Mais il n'y a pas que l'importation directe, il y a aussi les "méthodes déloyales de ceux qui vendent des fleurs dans la rue sans être déclarés" précise Patrice Fages. Ce fut particulièrement le cas pendant la Fête des mères. "C'était encore plus évident cette année : de nombreuses personnes vendent des plantes devant chez eux, et viennent concurrencer les fleuristes qui eux déclarent leurs charges et payent leurs taxes."

Chaque année c'est le même problème et les professionnels du secteur s'agacent. "On ne veut pas non plus tomber dans la répression mais il faut respecter le travail des horticulteurs", ajoute Patrice Fages. "Cela se fait au détriment de la production réunionnaise et donc de l'économie locale." D'autant plus que les plantes vendues "sauvagement" sont bien souvent importées.

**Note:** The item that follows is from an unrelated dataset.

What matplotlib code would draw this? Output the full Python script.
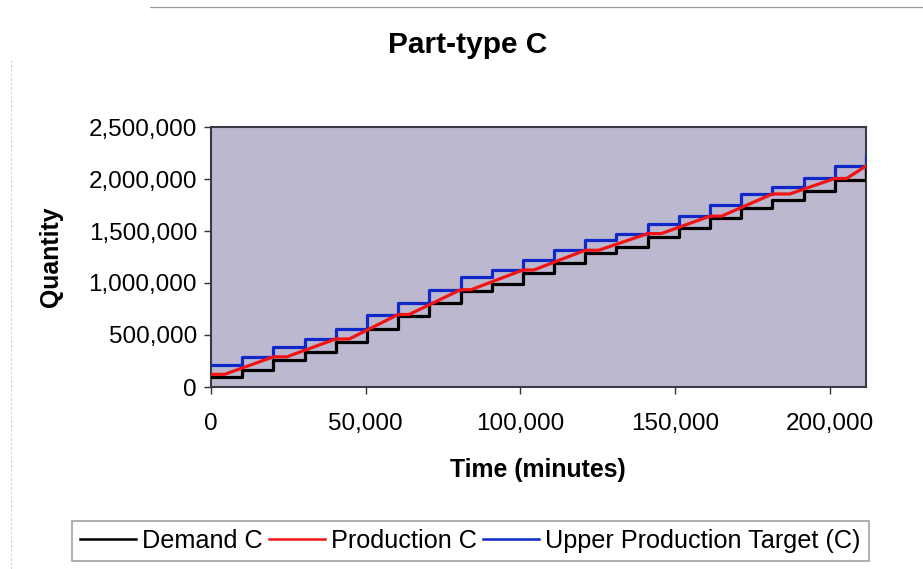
import matplotlib
matplotlib.use("Agg")
import matplotlib.pyplot as plt
from matplotlib.ticker import FuncFormatter, FixedLocator
from matplotlib.lines import Line2D

plt.rcParams['font.family'] = ['Liberation Sans', 'DejaVu Sans']

# ---- data ----
week_starts = [0, 10080, 20160, 30240, 40320, 50400, 60480, 70560, 80640, 90720,
               100800, 110880, 120960, 131040, 141120, 151200, 161280, 171360,
               181440, 191520, 201600, 211680]
demand_c = [96000, 167000, 260000, 336000, 430000, 560000, 681000, 810000, 921000,
            992000, 1094000, 1190000, 1286000, 1350000, 1446000, 1526000, 1622000,
            1722000, 1801000, 1881000, 1993000, 2090000]
upper_target_c = [212000, 292000, 384000, 461000, 554000, 695000, 806000, 935000,
                  1056000, 1127000, 1220000, 1319000, 1415000, 1472000, 1568000,
                  1641000, 1753000, 1856000, 1926000, 2006000, 2121000, 2224000]
prod_t = [0, 4400, 20160, 24500, 40320, 44700, 60480, 64000, 80640, 84000, 100800,
          104300, 120960, 125300, 141120, 145500, 161280, 165000, 181440, 187000,
          201600, 205400, 211680]
production_c = [122000, 122000, 290000, 290000, 462000, 462000, 697000, 697000,
                935000, 935000, 1125000, 1125000, 1315000, 1315000, 1475000, 1475000,
                1643000, 1643000, 1856000, 1856000, 2005000, 2005000, 2125000]
x_ticks = [0, 50000, 100000, 150000, 200000]
y_ticks = [0, 500000, 1000000, 1500000, 2000000, 2500000]
series_names = ["Demand C", "Production C", "Upper Production Target (C)"]
series_colors = ["#000000", "#f01414", "#1028c8"]

W, H = 923, 569
fig = plt.figure(figsize=(W / 100, H / 100), dpi=100)
fig.patch.set_facecolor("white")

# outer chart frame (faint)
fig.add_artist(Line2D([150 / W, 1.0], [1 - 7 / H, 1 - 7 / H], color="#9a9a9a", lw=0.9))
fig.add_artist(Line2D([11 / W, 11 / W], [0.0, 1 - 60 / H], color="#d0d0d0", lw=0.8, ls=(0, (2, 2))))

ax = fig.add_axes([211 / W, 1 - 387 / H, 655 / W, 260 / H])
ax.set_facecolor("#bbb8d0")

ax.step(week_starts, demand_c, where="post", color=series_colors[0], lw=2.3, label=series_names[0], zorder=3)
ax.plot(prod_t, production_c, color=series_colors[1], lw=2.3, label=series_names[1], zorder=4)
ax.step(week_starts, upper_target_c, where="post", color=series_colors[2], lw=2.3, label=series_names[2], zorder=3)

ax.set_xlim(0, 211680)
ax.set_ylim(0, 2500000)
ax.xaxis.set_major_locator(FixedLocator(x_ticks))
ax.yaxis.set_major_locator(FixedLocator(y_ticks))
fmt = FuncFormatter(lambda v, p: f"{v:,.0f}")
ax.xaxis.set_major_formatter(fmt)
ax.yaxis.set_major_formatter(fmt)
ax.tick_params(axis="both", direction="out", length=5, width=1.0, color="#333333",
               labelsize=17.5, labelcolor="black")
ax.tick_params(axis="x", pad=14)
ax.tick_params(axis="y", pad=5)
for s in ax.spines.values():
    s.set_color("#3a3a44")
    s.set_linewidth(1.5)

fig.text(468 / W, 1 - 53 / H, "Part-type C", ha="center", va="baseline",
         fontsize=21.5, fontweight="bold")
fig.text(538 / W, 1 - 470 / H, "Time (minutes)", ha="center", va="center",
         fontsize=17.9, fontweight="bold")
fig.text(51 / W, 1 - 257 / H, "Quantity", ha="center", va="center", rotation=90,
         fontsize=17.9, fontweight="bold")

handles = [Line2D([], [], color=c, lw=1.8) for c in series_colors]
leg = fig.legend(handles, series_names, loc="center",
                 bbox_to_anchor=(470.5 / W, 1 - 541 / H), ncol=3, fontsize=18.2,
                 frameon=True, fancybox=False, shadow=False, handlelength=2.2,
                 handletextpad=0.25, columnspacing=0.25, borderpad=0.32,
                 borderaxespad=0)
leg.get_frame().set_edgecolor("#8a8a8a")
leg.get_frame().set_linewidth(1.2)
leg.get_frame().set_facecolor("white")

fig.savefig("out.png", dpi=100)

Elles viennent principalement d'Asie, notamment de Thaïlande, mais aussi des Pays-Bas ou du Kenya. "Déjà, le bilan carbone n'est pas top, mais en plus ce sont souvent des productions qu'on a à La Réunion." Pour certaines fleurs comme les orchidées, difficiles à produire sur l'île, cela semble compliqué de se passer de l'importation. Mais pour d'autres ce n'est pas nécessaire.

"C'est simple, pour lutter contre cette forme de concurrence déloyale, il faut déjà sensibiliser les gens et leur apprendre la vraie réglementation", ajoute Patrice Fages. "Il faut faire passer un message clair : vendre des plantes sur le bord de la route, ça casse le marché."